Živa Voda Collective / Nika Bauman, Vesna Mačković, Mak Marko Murtić

Artist statement

We have set up a team of close collaborators who normally work together on each other’s projects (Mimika Orchestra, Musical Biennale compositions, Ensemble Illyrica, Synesthetic project etc) as a new team for this setup. The core team consists of composer, musical director, multi-instrumentalist and director Mak Murtić, the director, flutist and performer Nika Bauman and the director, choreographer and performer Vesna Mačković. All of the team members create commentaries on the social and political context of the area where they are from as well as the relation to various types of identities, in case of Vesna Mačković being the aspect of able vs. disabled bodies, and in both Nika Bauman’s and Mak Murtić’s case the projects concern a wider aspect of identities as foreigners and as locals in a poetic immersive sense.

When creating we focus on the connection of all artists as performers and their very concrete involvement in the concept of the narrative of the performance, usually involving the local culture, locality and the unusual settings provided by the local environment (inviting observers who are not necessarily theatre-going people). More recently we have started working with technologies which allow the change of visual projections and allow further audience participation and their choosing of a particular motive that they explore.

Artistic Statement:

In this particular project we would like to expand the idea of identities and the connection of identitites through South Europe and Mediterranean cultural zones with an immersive Opera / Dance / Musical / Projection performance.

The starting point of the idea takes inspiration from the “Work and Happiness” theme. We used the word – Medzotermina which is an archaic Croatian / Adriatic word used by sailors and it addresses the place between two extremes. The word is used as an inspiration for a project dealing with the relationship of the Global North and Global South in the area of South and Mediterranean Europe. The Mediterranean has a deep rooted history of commerce, intercultural relations, conquests and more recently touristification and commodification. In the recent past, perceived cultural divisions brought on the collapse of Yugoslavia and, more recently, tense intercultural relations due to the Migrant crisis. In the aftermath, societies that were once close-knit broke apart and a wall of division was brought on.

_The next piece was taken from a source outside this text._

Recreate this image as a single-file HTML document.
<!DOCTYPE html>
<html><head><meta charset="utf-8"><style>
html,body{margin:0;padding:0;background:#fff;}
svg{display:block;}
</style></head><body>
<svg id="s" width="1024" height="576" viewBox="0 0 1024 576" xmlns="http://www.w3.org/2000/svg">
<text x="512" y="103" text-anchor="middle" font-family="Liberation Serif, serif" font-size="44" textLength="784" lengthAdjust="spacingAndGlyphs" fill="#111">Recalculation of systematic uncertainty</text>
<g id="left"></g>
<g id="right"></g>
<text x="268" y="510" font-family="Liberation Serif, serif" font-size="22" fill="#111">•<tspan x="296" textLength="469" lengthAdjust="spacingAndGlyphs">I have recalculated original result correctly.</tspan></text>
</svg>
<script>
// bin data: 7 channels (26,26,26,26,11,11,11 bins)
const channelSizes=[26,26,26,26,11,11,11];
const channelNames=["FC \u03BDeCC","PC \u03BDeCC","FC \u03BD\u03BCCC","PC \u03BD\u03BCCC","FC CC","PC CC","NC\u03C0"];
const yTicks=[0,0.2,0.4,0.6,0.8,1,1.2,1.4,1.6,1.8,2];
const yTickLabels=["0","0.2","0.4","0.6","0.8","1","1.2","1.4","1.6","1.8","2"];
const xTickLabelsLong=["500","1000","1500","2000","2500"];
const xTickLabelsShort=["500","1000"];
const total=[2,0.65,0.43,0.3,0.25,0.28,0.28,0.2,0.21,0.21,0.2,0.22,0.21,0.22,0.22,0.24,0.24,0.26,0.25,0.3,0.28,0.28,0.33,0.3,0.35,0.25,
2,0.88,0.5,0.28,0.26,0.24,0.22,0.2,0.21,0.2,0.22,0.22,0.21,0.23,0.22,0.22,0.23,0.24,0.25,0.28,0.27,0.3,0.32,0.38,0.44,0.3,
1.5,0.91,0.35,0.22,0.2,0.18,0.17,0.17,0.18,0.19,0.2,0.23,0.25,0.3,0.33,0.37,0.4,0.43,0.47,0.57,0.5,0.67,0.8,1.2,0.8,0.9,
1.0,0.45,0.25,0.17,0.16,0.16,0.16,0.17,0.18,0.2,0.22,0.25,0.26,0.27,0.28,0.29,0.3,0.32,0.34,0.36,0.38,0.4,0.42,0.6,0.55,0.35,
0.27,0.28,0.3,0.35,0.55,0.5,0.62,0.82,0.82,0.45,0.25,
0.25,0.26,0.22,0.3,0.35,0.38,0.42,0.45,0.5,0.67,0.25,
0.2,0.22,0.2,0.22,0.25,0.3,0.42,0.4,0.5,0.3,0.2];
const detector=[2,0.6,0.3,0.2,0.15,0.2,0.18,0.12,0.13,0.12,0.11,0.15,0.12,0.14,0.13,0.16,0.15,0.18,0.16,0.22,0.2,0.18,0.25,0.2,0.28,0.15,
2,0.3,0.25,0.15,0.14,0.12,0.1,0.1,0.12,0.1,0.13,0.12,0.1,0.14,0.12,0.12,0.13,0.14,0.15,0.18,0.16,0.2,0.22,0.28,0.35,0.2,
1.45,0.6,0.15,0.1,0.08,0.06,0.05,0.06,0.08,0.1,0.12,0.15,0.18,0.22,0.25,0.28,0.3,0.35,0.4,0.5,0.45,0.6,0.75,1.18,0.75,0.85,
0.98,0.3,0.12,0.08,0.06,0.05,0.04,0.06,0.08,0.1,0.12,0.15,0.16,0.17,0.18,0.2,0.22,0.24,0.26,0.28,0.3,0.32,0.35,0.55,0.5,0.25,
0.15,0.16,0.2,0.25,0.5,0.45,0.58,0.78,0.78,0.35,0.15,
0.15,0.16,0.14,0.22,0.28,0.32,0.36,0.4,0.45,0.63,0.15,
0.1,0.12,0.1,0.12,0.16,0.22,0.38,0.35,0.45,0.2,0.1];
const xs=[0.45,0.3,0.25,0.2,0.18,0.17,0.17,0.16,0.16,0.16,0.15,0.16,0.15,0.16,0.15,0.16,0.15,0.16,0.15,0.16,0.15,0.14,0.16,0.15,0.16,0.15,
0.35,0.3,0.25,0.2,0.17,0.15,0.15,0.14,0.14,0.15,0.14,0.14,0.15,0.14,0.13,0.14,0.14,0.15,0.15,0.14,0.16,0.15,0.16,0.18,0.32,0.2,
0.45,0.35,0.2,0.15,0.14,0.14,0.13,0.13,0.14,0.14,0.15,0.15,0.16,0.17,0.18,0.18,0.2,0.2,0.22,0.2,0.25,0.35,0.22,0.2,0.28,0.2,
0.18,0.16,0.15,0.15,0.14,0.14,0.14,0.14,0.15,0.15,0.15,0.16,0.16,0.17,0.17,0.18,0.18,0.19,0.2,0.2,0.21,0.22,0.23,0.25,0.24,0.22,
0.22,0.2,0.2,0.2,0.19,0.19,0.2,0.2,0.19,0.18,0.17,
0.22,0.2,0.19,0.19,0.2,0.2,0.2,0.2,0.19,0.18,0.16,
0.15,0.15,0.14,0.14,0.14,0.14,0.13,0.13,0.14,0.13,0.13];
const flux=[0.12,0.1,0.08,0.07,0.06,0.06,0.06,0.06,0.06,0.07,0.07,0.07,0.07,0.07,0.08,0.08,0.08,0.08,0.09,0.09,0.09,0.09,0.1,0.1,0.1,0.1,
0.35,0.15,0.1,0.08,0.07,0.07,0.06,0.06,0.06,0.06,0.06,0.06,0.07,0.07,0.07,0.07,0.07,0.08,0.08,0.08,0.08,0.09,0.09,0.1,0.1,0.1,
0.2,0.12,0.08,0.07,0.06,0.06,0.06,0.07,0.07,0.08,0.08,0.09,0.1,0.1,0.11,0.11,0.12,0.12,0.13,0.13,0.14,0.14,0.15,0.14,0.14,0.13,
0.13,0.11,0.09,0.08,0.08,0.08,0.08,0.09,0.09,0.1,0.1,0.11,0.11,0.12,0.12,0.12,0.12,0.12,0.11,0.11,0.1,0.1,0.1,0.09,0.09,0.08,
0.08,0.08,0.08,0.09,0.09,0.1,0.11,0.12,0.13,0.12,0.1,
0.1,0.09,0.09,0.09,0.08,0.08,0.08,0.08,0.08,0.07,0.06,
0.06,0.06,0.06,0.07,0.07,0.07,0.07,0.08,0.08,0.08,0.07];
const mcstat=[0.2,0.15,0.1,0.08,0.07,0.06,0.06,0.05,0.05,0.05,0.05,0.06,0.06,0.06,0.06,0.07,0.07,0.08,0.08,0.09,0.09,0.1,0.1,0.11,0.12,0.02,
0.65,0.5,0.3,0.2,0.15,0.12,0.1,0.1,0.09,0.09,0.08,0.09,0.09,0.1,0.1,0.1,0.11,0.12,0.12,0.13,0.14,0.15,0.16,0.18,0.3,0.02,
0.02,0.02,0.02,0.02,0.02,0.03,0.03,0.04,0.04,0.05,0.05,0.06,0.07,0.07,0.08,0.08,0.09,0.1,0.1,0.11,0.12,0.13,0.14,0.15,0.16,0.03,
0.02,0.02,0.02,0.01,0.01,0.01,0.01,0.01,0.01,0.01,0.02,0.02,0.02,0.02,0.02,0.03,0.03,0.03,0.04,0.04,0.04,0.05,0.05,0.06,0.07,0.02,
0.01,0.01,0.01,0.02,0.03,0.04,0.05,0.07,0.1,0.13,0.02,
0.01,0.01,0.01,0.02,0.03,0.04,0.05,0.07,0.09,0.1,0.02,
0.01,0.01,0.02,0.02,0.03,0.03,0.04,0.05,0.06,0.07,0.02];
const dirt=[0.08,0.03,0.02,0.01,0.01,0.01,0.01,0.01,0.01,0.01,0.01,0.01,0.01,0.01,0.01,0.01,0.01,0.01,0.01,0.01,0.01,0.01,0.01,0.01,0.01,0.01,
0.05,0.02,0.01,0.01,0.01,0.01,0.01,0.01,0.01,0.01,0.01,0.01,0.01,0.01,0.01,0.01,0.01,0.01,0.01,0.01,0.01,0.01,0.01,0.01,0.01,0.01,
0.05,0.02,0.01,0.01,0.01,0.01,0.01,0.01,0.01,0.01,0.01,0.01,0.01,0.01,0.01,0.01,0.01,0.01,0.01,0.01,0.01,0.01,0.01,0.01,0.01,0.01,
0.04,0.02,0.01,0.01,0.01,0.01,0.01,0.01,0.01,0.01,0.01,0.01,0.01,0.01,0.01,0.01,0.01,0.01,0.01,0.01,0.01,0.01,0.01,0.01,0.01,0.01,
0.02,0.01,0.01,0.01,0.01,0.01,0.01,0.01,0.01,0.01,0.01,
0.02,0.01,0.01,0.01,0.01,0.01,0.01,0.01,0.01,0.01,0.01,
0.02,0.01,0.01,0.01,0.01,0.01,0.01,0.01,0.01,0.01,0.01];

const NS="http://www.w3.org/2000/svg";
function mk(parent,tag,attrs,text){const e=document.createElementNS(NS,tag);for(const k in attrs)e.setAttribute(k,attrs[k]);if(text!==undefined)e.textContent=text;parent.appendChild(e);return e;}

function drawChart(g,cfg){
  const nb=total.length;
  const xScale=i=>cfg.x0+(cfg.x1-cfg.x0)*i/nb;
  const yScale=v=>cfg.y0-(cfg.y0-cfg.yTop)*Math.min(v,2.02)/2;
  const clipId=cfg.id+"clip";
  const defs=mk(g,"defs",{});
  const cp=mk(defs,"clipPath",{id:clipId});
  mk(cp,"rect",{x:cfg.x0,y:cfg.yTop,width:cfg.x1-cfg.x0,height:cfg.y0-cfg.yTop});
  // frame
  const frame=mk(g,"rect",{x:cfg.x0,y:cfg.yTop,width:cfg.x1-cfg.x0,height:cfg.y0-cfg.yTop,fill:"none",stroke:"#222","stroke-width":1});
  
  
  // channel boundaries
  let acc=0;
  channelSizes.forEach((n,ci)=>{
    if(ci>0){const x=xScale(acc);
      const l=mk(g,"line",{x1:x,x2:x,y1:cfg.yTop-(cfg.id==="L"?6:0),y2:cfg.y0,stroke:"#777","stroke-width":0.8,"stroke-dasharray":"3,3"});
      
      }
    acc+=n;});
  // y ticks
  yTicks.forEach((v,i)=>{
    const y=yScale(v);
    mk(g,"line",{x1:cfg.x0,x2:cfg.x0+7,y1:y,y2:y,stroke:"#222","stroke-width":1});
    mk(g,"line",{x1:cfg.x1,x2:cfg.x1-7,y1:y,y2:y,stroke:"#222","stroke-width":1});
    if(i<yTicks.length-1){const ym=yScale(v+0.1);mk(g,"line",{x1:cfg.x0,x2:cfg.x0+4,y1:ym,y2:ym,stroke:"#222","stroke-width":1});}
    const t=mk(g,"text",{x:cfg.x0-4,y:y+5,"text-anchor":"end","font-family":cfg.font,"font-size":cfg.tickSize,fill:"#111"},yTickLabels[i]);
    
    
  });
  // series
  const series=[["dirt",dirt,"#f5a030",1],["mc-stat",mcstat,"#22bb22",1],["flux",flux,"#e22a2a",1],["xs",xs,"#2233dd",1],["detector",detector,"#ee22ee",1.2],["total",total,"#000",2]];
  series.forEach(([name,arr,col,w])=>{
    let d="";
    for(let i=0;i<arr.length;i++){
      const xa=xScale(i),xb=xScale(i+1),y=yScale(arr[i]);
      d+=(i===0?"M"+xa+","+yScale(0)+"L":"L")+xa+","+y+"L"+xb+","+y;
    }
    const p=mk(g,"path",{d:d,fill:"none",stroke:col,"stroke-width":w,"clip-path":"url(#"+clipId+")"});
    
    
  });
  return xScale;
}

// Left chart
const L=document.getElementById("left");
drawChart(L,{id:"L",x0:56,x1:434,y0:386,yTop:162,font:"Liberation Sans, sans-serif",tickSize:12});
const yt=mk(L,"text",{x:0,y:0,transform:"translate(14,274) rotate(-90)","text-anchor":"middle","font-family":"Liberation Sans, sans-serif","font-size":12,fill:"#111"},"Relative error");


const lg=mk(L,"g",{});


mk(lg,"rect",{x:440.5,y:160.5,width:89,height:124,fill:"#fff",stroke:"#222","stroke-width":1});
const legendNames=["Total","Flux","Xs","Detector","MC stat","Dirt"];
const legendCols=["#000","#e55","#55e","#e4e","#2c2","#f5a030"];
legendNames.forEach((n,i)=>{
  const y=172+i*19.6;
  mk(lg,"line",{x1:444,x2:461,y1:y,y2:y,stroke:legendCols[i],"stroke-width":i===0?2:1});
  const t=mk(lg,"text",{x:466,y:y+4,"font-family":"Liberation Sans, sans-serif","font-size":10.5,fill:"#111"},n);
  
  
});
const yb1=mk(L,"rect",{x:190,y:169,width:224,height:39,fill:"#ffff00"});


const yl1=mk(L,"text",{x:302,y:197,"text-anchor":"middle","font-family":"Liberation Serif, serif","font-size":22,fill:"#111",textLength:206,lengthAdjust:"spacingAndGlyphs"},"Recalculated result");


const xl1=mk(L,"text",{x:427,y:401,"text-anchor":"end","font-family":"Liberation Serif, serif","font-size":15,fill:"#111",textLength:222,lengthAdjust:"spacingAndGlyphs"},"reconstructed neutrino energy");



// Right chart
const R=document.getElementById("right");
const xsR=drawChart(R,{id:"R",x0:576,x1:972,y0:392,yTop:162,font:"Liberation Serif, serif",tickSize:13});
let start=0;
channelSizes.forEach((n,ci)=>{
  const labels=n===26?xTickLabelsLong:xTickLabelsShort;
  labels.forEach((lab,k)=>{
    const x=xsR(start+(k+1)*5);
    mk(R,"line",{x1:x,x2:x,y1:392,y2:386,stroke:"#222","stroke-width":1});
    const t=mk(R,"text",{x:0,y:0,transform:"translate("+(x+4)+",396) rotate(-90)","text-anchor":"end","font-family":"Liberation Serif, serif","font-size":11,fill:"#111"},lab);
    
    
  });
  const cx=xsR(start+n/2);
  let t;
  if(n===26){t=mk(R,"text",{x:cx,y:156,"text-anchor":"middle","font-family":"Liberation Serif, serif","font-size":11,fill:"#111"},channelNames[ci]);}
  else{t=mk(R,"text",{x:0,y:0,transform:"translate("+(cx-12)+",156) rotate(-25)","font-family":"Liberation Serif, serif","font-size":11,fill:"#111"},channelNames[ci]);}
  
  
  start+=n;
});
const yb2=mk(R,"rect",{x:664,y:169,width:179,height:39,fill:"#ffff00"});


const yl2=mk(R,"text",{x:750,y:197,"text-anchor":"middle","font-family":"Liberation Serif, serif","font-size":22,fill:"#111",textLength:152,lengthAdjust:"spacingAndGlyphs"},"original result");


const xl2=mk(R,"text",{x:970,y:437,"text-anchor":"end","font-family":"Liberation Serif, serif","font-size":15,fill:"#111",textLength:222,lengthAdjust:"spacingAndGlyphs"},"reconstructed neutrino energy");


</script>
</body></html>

This had indeed implications on the European Union and the wider idea of intercultural connection and acceptance. SImilarities to Portugal abound.

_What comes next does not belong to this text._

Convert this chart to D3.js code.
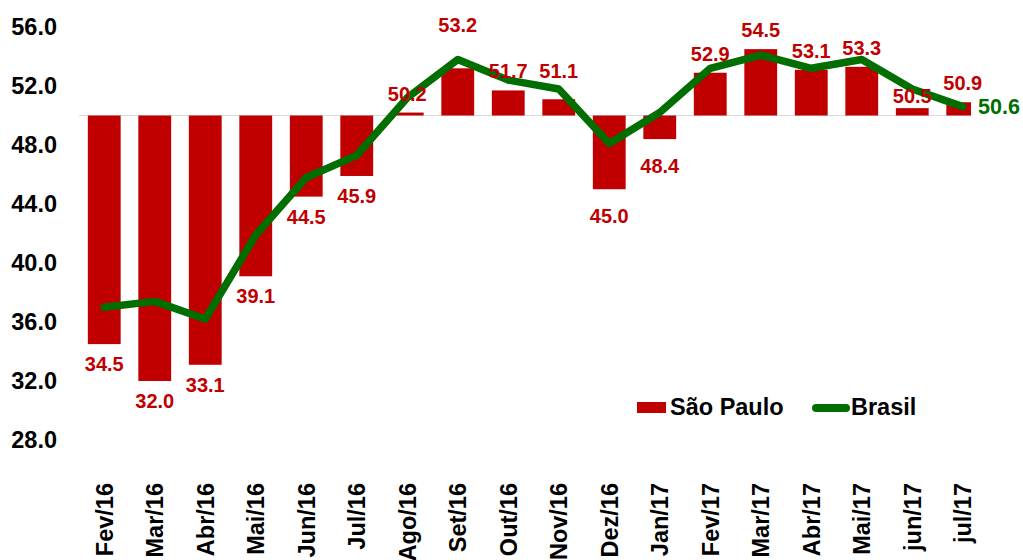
<!DOCTYPE html>
<html><head><meta charset="utf-8">
<script src="https://cdn.jsdelivr.net/npm/d3@7"></script>
<style>
html,body{margin:0;padding:0;background:#fff;}
svg{display:block;font-family:"Liberation Sans",Arial,sans-serif;font-weight:bold;}
</style></head>
<body>
<svg id="chart" width="1023" height="560"></svg>
<script>
const categories = ["Fev/16","Mar/16","Abr/16","Mai/16","Jun/16","Jul/16","Ago/16","Set/16","Out/16","Nov/16","Dez/16","Jan/17","Fev/17","Mar/17","Abr/17","Mai/17","jun/17","jul/17"];
const saoPaulo = [34.5,32.0,33.1,39.1,44.5,45.9,50.2,53.2,51.7,51.1,45.0,48.4,52.9,54.5,53.1,53.3,50.5,50.9];
const brasil = [37.0,37.4,36.2,41.9,45.8,47.3,51.2,53.8,52.4,51.8,48.1,50.2,53.2,54.1,53.2,53.8,51.8,50.6];
const yTicks = [28,32,36,40,44,48,52,56];
const baseValue = 50;
const seriesNames = ["São Paulo","Brasil"];

const RED = "#c00000", GREEN = "#006e00";
const svg = d3.select("#chart");
const x = d3.scaleBand().domain(categories).range([79, 988]).paddingInner(0.35).paddingOuter(0.175);
const y = d3.scaleLinear().domain([28, 56]).range([440, 27]);

// baseline
svg.append("line").attr("x1", 79).attr("x2", 988)
  .attr("y1", y(baseValue)).attr("y2", y(baseValue))
  .attr("stroke", "#d9d9d9").attr("stroke-width", 1);

// y axis
const yAxis = d3.axisLeft(y).tickValues(yTicks).tickFormat(d3.format(".1f")).tickSize(0).tickPadding(0);
const gy = svg.append("g").attr("transform", "translate(57,0)").call(yAxis);
gy.select(".domain").remove();
gy.selectAll("text").attr("font-size", 23.5).attr("font-family", "Liberation Sans, Arial, sans-serif")
  .attr("font-weight", "bold").attr("fill", "#000").attr("dy", "0.3em");

// x axis labels
const xAxis = d3.axisBottom(x).tickSize(0).tickPadding(0);
const gx = svg.append("g").attr("transform", "translate(0,483)").call(xAxis);
gx.select(".domain").remove();
gx.selectAll("text").attr("font-size", 23.5).attr("font-family", "Liberation Sans, Arial, sans-serif")
  .attr("font-weight", "bold").attr("fill", "#000")
  .attr("text-anchor", "end").attr("transform", "rotate(-90)")
  .attr("x", 0).attr("y", 0).attr("dy", "0.36em");

// bars
const data = categories.map((c, i) => ({c, sp: saoPaulo[i], br: brasil[i]}));
svg.append("g").selectAll("rect").data(data).join("rect")
  .attr("x", d => x(d.c)).attr("width", x.bandwidth())
  .attr("y", d => y(Math.max(d.sp, baseValue)))
  .attr("height", d => Math.abs(y(d.sp) - y(baseValue)))
  .attr("fill", RED);

// line
const line = d3.line().x(d => x(d.c) + x.bandwidth() / 2).y(d => y(d.br));
svg.append("path").datum(data).attr("d", line)
  .attr("fill", "none").attr("stroke", GREEN).attr("stroke-width", 7.5)
  .attr("stroke-linejoin", "round").attr("stroke-linecap", "round");

// bar labels (nudges keep a few labels clear of the line)
const nudge = {"Set/16": -24, "Nov/16": -9, "jun/17": 7, "Dez/16": 7, "Jan/17": 7};
svg.append("g").selectAll("text").data(data).join("text")
  .attr("x", d => x(d.c) + x.bandwidth() / 2)
  .attr("y", d => (d.sp >= baseValue ? y(d.sp) - 12 : y(d.sp) + 27) + (nudge[d.c] || 0))
  .attr("text-anchor", "middle").attr("font-size", 20).attr("fill", RED)
  .text(d => d3.format(".1f")(d.sp));

// last Brasil label with white box
const last = data[data.length - 1];
svg.append("rect").attr("x", 971).attr("y", y(last.br) - 16).attr("width", 60).attr("height", 30).attr("fill", "#fff");
svg.append("text").attr("x", 978).attr("y", y(last.br) + 7.5)
  .attr("font-size", 21.5).attr("fill", GREEN).text(d3.format(".1f")(last.br));

// legend
const lg = svg.append("g");
lg.append("rect").attr("x", 637).attr("y", 402).attr("width", 29).attr("height", 11).attr("fill", RED);
lg.append("text").attr("x", 670).attr("y", 415).attr("font-size", 23.5).attr("fill", "#000").text(seriesNames[0]);
lg.append("line").attr("x1", 816).attr("x2", 846).attr("y1", 408).attr("y2", 408)
  .attr("stroke", GREEN).attr("stroke-width", 8).attr("stroke-linecap", "round");
lg.append("text").attr("x", 851).attr("y", 415).attr("font-size", 23.5).attr("fill", "#000").text(seriesNames[1]);
</script>
</body></html>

In this performance we propose to question South Europe in a broad cultural, political and metaphorical sense of identity and normality, where work and happiness intermingle with new and old identities and new and old ways of living, be it a digital nomadic lifestyle, to mistreated migrant workers, seasonal waiter or a hotel owner in relation to society and other characters represented by the audience. We follow protagonists from various backgrounds and body types as they interact in a new society on an imagined town with its own historic trajectory (independent of the orient/occident division). The story is set in an abstract undefined time, yet it addresses the current state and place where the town represents South Europe itself and its many faces: a temple of a mythical past, a tourist trap, a sanctuary for migrants and off-the-grid communities.

We envision taking the audience on a journey where they themselves choose where and how the piece proceeds in a type of build your own adventure system, be it a hotel ballroom, a stage for the obscure and grotesque realities or a scene of a sinking migrant ship. This could be done in various ways, ideally to have a space with various performance areas where different scenes take place at the same time and the audience or part of the audience decides whether to experience a beautiful image, a real place or a catastrophic situation.

The music and libretto play with the traditional elements yet superimpose them on a contemporary experimental orchestral setting, filled with hidden layers and unusual turns. Unlike in a typical opera, our vocalists act as guides, prophets and sirens, luring the audiences into chosen scenes.
By hinting the fight of dual forces, through the bodies of two performers, one strong and other fragile, one male and other female, one tall and other short, one able-bodied and one disabled, one with local heritage and the other the perceived foreign we fog the audience’s expectations. Hindered by the audience yet at unexpected points of stage time we bring in mesmerizing but also brutal force in the shape of the energy of a mass group of performers in images and movements showing mass euphoria, mass hysteria, mass sexuality. They use unison movement, sound and text.